Batgirl directors have said they are upset that Warner Bros shelved their film.
“We are saddened and shocked by the news. We still can’t believe it,” directors Adil El Arbi and Bilall Fallah wrote on Instagram.
They said it had been a dream to work with stars including Michael Keaton. Both had been in Morocco for El Arbi’s wedding, which had been attended by Will Smith as a guest of honour.
The film, which featured Keaton as Batman, was also due to star Leslie Grace as Batgirl, Brendan Fraser as villain Firefly and JK Simmons as Commissioner James Gordon.
“As directors, it is critical that our work be shown to audiences, and while the film was far from finished, we wish that fans all over the world would have had the opportunity to see and embrace the final film themselves,” Fallah and El Arbi said in their statement.
“Our amazing cast and crew did a tremendous job and worked hard to bring Batgirl to life.
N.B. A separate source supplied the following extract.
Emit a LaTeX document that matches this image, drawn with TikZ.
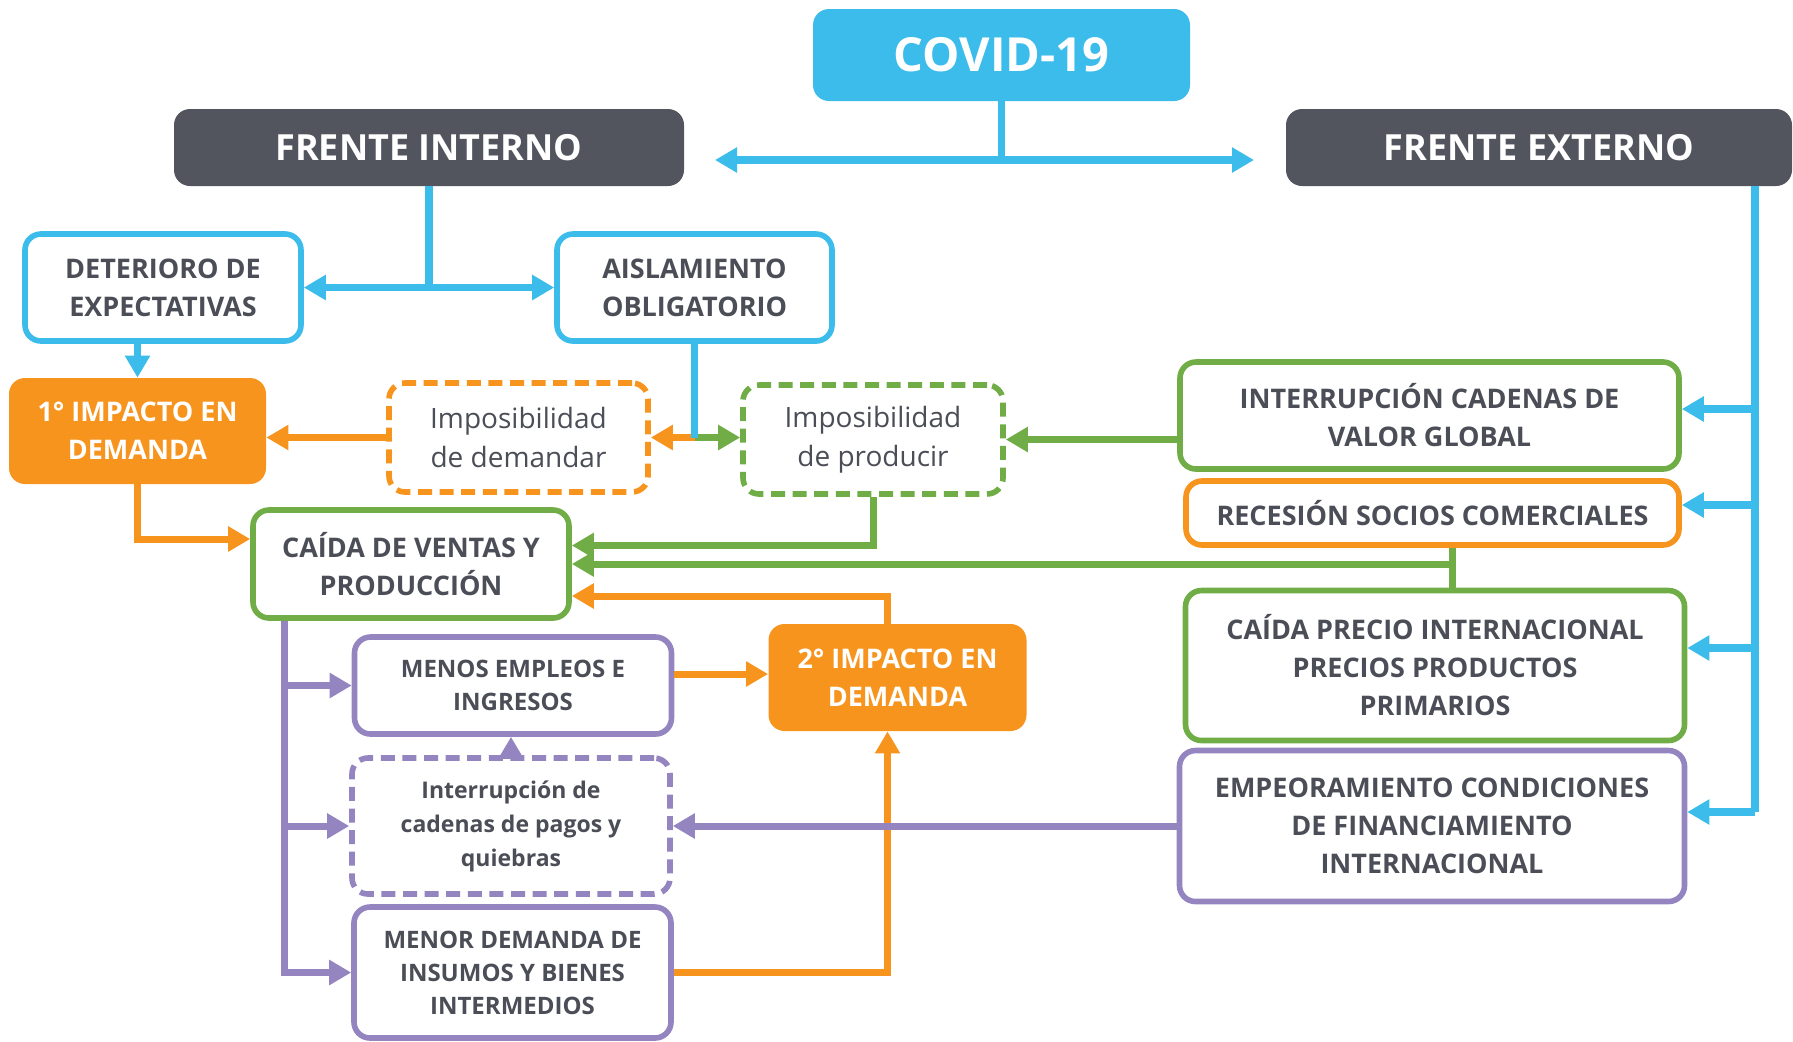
\documentclass[tikz,border=0pt]{standalone}
\usepackage{fontspec}
\setmainfont{Open Sans}
\usetikzlibrary{arrows.meta}

\definecolor{cyanc}{HTML}{3BBCEB}
\definecolor{darkc}{HTML}{52545E}
\definecolor{orangec}{HTML}{F7941E}
\definecolor{greenc}{HTML}{70AD47}
\definecolor{purplec}{HTML}{9484C0}
\definecolor{textc}{HTML}{4B4D57}

\tikzset{
  box/.style={draw, line width=2.8pt, rounded corners=8pt, fill=white, text=textc,
    align=center, inner sep=0pt, font=\bfseries\fontsize{13.5}{19}\selectfont},
  dbox/.style={box, dash pattern=on 7pt off 3.8pt},
  headbox/.style={fill=darkc, rounded corners=8pt, text=white, inner sep=0pt,
    font=\bfseries\fontsize{18}{22}\selectfont},
  impactbox/.style={fill=orangec, rounded corners=8pt, text=white, inner sep=0pt,
    align=center, font=\bfseries\fontsize{13.5}{19}\selectfont},
  cyanline/.style={draw=cyanc, line width=3.7pt},
  orangeline/.style={draw=orangec, line width=3.5pt},
  greenline/.style={draw=greenc, line width=3.5pt},
  purpleline/.style={draw=purplec, line width=3.5pt}
}

\begin{document}
\begin{tikzpicture}[x=0.5pt, y=-0.5pt, >={Triangle[width=12pt,length=11pt]}]
  \useasboundingbox (0,0) rectangle (1793,1041);

  %% top
  \node[fill=cyanc, rounded corners=8pt, text=white, minimum width=188.5pt, minimum height=46pt,
    font=\bfseries\fontsize{23.5}{28}\selectfont] (covid) at (1001.5,55) {COVID-19};
  \node[headbox, minimum width=255pt, minimum height=38.5pt] (fi) at (429,147.5) {FRENTE INTERNO};
  \node[headbox, minimum width=253pt, minimum height=38.5pt] (fe) at (1539,147.5) {FRENTE EXTERNO};

  %% frente interno
  \node[box, draw=cyanc, minimum width=138pt, minimum height=53.5pt] (det) at (163,287.5) {DETERIORO DE\\EXPECTATIVAS};
  \node[box, draw=cyanc, minimum width=137.5pt, minimum height=53.5pt] (ais) at (694.5,287.5) {AISLAMIENTO\\OBLIGATORIO};
  \node[impactbox, minimum width=128.5pt, minimum height=53pt] (imp1) at (137.5,431) {1° IMPACTO EN\\DEMANDA};
  \node[dbox, draw=orangec, minimum width=129.5pt, minimum height=54.5pt, font=\fontsize{14}{19.5}\selectfont] (idem) at (518.5,437.5) {Imposibilidad\\de demandar};
  \node[dbox, draw=greenc, minimum width=130pt, minimum height=54.5pt, font=\fontsize{14}{19.5}\selectfont] (iprod) at (873,439.5) {Imposibilidad\\de producir};
  \node[box, draw=greenc, minimum width=158pt, minimum height=54pt] (cvp) at (411,564) {CAÍDA DE VENTAS Y\\PRODUCCIÓN};
  \node[impactbox, minimum width=129pt, minimum height=53.5pt] (imp2) at (897.5,677.5) {2° IMPACTO EN\\DEMANDA};
  \node[box, draw=purplec, minimum width=158.5pt, minimum height=48.5pt, font=\bfseries\fontsize{12}{16.5}\selectfont] (mei) at (513,685.5) {MENOS EMPLEOS E\\INGRESOS};
  \node[dbox, draw=purplec, minimum width=159pt, minimum height=68pt, font=\bfseries\fontsize{11.5}{17}\selectfont] (icp) at (511,826) {Interrupción de\\cadenas de pagos y\\quiebras};
  \node[box, draw=purplec, minimum width=158.5pt, minimum height=65.5pt, font=\bfseries\fontsize{12}{16.5}\selectfont] (mdi) at (512.5,972.5) {MENOR DEMANDA DE\\INSUMOS Y BIENES\\INTERMEDIOS};

  %% frente externo
  \node[box, draw=greenc, minimum width=249.5pt, minimum height=53.5pt] (icvg) at (1429.5,415.5) {INTERRUPCIÓN CADENAS DE\\VALOR GLOBAL};
  \node[box, draw=orangec, minimum width=246.5pt, minimum height=32pt] (rsc) at (1432.5,513) {RECESIÓN SOCIOS COMERCIALES};
  \node[box, draw=greenc, minimum width=249.5pt, minimum height=75pt] (cpi) at (1435,665.5) {CAÍDA PRECIO INTERNACIONAL\\PRECIOS PRODUCTOS\\PRIMARIOS};
  \node[box, draw=purplec, minimum width=252.5pt, minimum height=75.5pt] (ecf) at (1432,826) {EMPEORAMIENTO CONDICIONES\\DE FINANCIAMIENTO\\INTERNACIONAL};

  %% covid split
  \coordinate (cl) at (715,160);
  \coordinate (cr) at (1254,160);
  \draw[cyanline] (covid.south) -- (covid.south |- cl);
  \draw[cyanline, <->] (cl) -- (cr);

  %% interno
  \draw[cyanline] (fi.south) -- (fi.south |- det.east);
  \draw[cyanline, <->] (det.east) -- (ais.west);
  \draw[cyanline, ->] (det.south -| imp1.north) -- (imp1.north);
  \draw[orangeline, ->] (ais.south |- idem.east) -- (idem.east);
  \draw[greenline, ->] (ais.south |- idem.east) -- (idem.east -| iprod.west);
  \draw[cyanline] (ais.south) -- (ais.south |- idem.east);
  \draw[orangeline, ->] (idem.west) -- (idem.west -| imp1.east);
  \draw[greenline, ->] (icvg.west |- iprod.east) -- (iprod.east);
  \draw[orangeline, ->] (imp1.south) |- (cvp.west |- 0,539);
  \draw[greenline, ->] (iprod.south) |- (cvp.east |- 0,545.5);

  %% externo
  \coordinate (etop) at (1755,186);
  \coordinate (ebot) at (1755,812);
  \draw[cyanline] (etop) -- (ebot);
  \foreach \n/\y in {icvg/409, rsc/505, cpi/648, ecf/812}
    \draw[cyanline, ->] (etop |- 0,\y) -- (\n.east |- 0,\y);
  \draw[greenline] ([xshift=8.5pt]cpi.north) -- ++(0,-40);
  \draw[greenline, ->] ([xshift=8.5pt]cpi.north) |- (cvp.east);

  %% segundo impacto
  \draw[orangeline, ->] ([xshift=-5pt]imp2.north) |- (cvp.east |- 0,596);
  \draw[orangeline, ->] (mei.east |- 0,674) -- (imp2.west |- 0,674);
  \draw[orangeline, ->] (mdi.east) -| ([xshift=-5pt]imp2.south);
  \draw[purpleline, ->] (icp.north) -- (icp.north |- mei.south);
  \draw[purpleline, ->] (ecf.west) -- (icp.east);

  %% ventas
  \coordinate (ptr) at ([xshift=-63.5pt]cvp.south);
  \draw[purpleline, ->] (ptr) |- (mdi.west);
  \draw[purpleline, ->] (ptr |- mei.west) -- (mei.west);
  \draw[purpleline, ->] (ptr |- icp.west) -- (icp.west);
\end{tikzpicture}
\end{document}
We are forever grateful to have been part of that team,” they added.
“As huge fans of Batman since we were little kids, it was a privilege and an honour to have been part of the DCEU [DC Extended Universe], even if it was for a brief moment. Batgirl for life.”
In The Heights, star Grace tweeted that she was “proud of the love, hard work and intention all of our incredible cast and tireless crew put into this film over seven months”, adding she felt “blessed to have worked among absolute greats and forged relationships for a lifetime in the process”.
She thanked fans for believing in her to become “my damn hero!”.
The movie, shot entirely in Glasgow and reportedly budgeted at more than $70m (£58m), was due to be shown in cinemas and on the streaming service HBO Max later this year.
The film had completed its principal photography and much of its post-production work and was in test screenings – Variety reported that news of its demise “sent immediate shockwaves through Hollywood”.
The New York Post reported that the decision had followed a poor reaction to test screenings. Still, Variety suggested that the cost of putting the film into cinemas and marketing it may have contributed to the decision.
As the film was unfinished, Warner Media would have had to spend more money completing, releasing and advertising it. Halting the process now means it can cut its existing losses without creating more.
According to US trade publications, the company may also be able to recoup some of the money it had already spent by using what’s called a tax write-down, which would save money by reducing the company’s tax liability as a result of not releasing the film and recording it as a straight loss.
“When Warner Bros files its taxes this year, the company will combine the income from its profitable movies with its losses to determine its taxable income. The loss from Batgirl would lower that taxable income significantly,” David Blum, deputy chair of the tax practice group at law firm Akerman LLP, explained to Fortune.